Business Innovation

October 14, 2025

VUMC researchers awarded $2 million to expand AI-powered medical record abstraction

The grant extension will expand applications in research, clinical trials, registries and national collaborations.

Vanderbilt University Medical Center researchers have secured a funding extension from the Advanced Research Projects Agency for Health (ARPA-H) to expand use of an artificial intelligence-guided platform for extracting and organizing critical information from unstructured clinical notes and reports in medical records.

The Democratized AI-Guided Chart Abstraction Platform (DAGCAP) project has received a one-year extension of its ARPA-H award to three years (2024-2027), adding $2 million in funding for a total of just under $4 million.

Led by Daniel Fabbri, PhD, associate professor of Biomedical Informatics, and Christine Micheel, PhD, research assistant professor of Medicine in the Division of Hematology and Oncology, the DAGCAP technology has since spun out into a commercial venture, Brim Analytics, where it has seen rapid growth and adoption.
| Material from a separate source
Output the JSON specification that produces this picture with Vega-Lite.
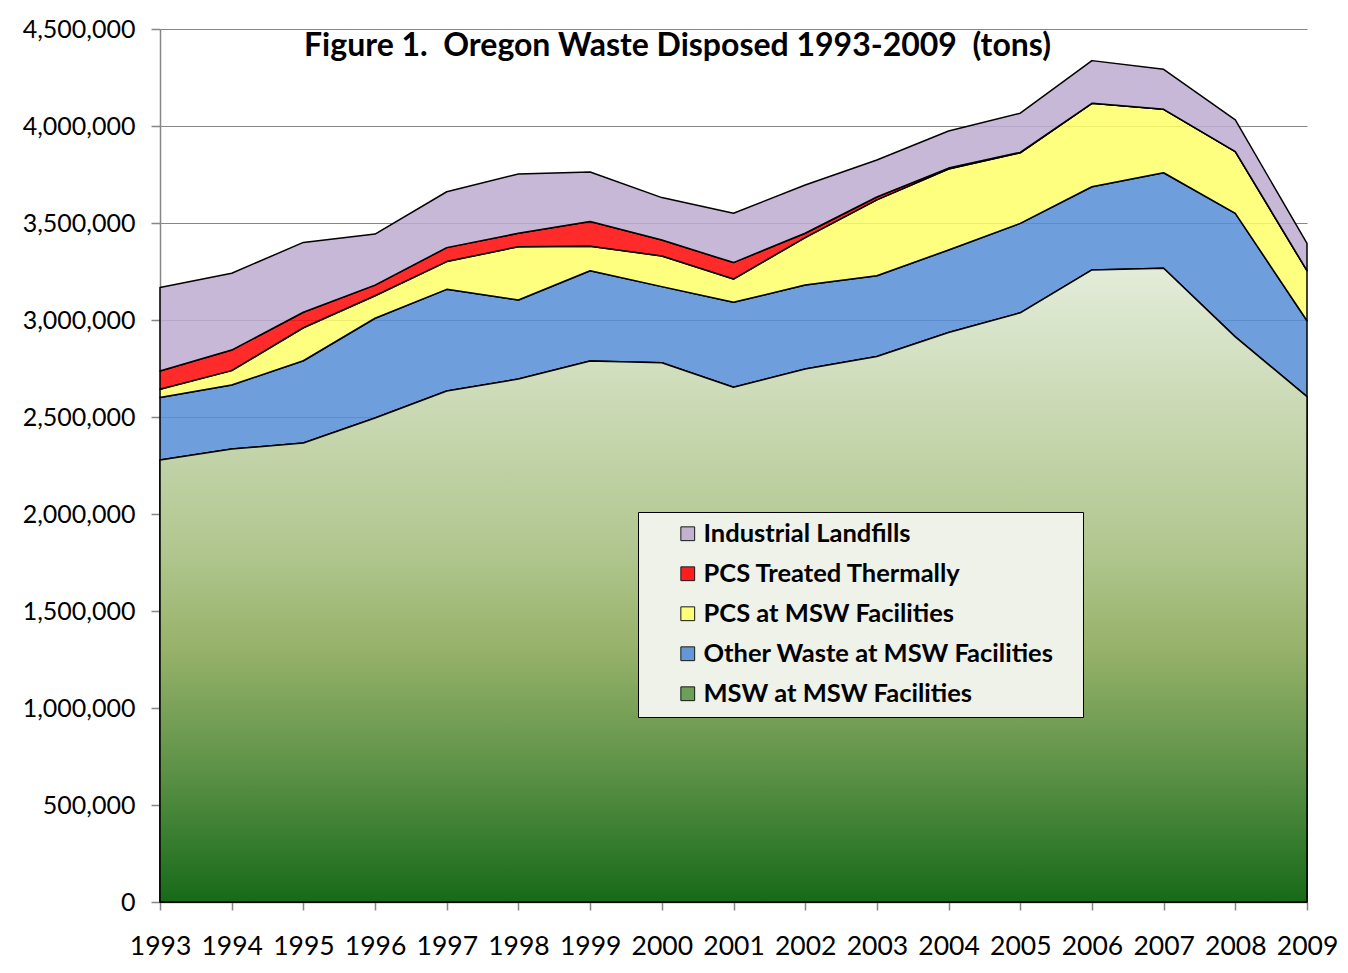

Over the past year, more than 120 research and clinical teams at VUMC have leveraged Brim through the Vanderbilt Institute for Clinical and Translational Research (VICTR) core service to perform chart abstraction for a wide range of uses, from surgical planning and cancer registries to orthopedic research.

“Brim has quickly become part of our intelligence system infrastructure at Vanderbilt,” said Neal Patel, MD, MPH, chief informatics officer at VUMC. “It provides a secure and effective way for our faculty and staff to harness large language models for chart abstraction. We’re seeing impact both in advancing research and in improving operational efficiency.”

Brim’s reach now extends well beyond Vanderbilt. The software is being used at health care institutions nationwide to support clinical research, cancer registries, maternal health initiatives and other projects. As part of ARPA-H’s Biomedical Data Fabric Toolbox program, Brim is contributing to a broader effort to make data within clinical notes more accessible to researchers, staff and health care operations teams.

Fabbri said the funding will allow DAGCAP and Brim to expand their focus on clinical trial pre-screening, clinical workflows, registry abstraction and retrospective research across diverse care settings.

“This extension underscores both the promise and the proven impact of our work,” said Fabbri. “We are excited to continue collaboration across Vanderbilt, ARPA-H and other deployment sites to accelerate research and improve patient care through AI-powered chart abstraction.”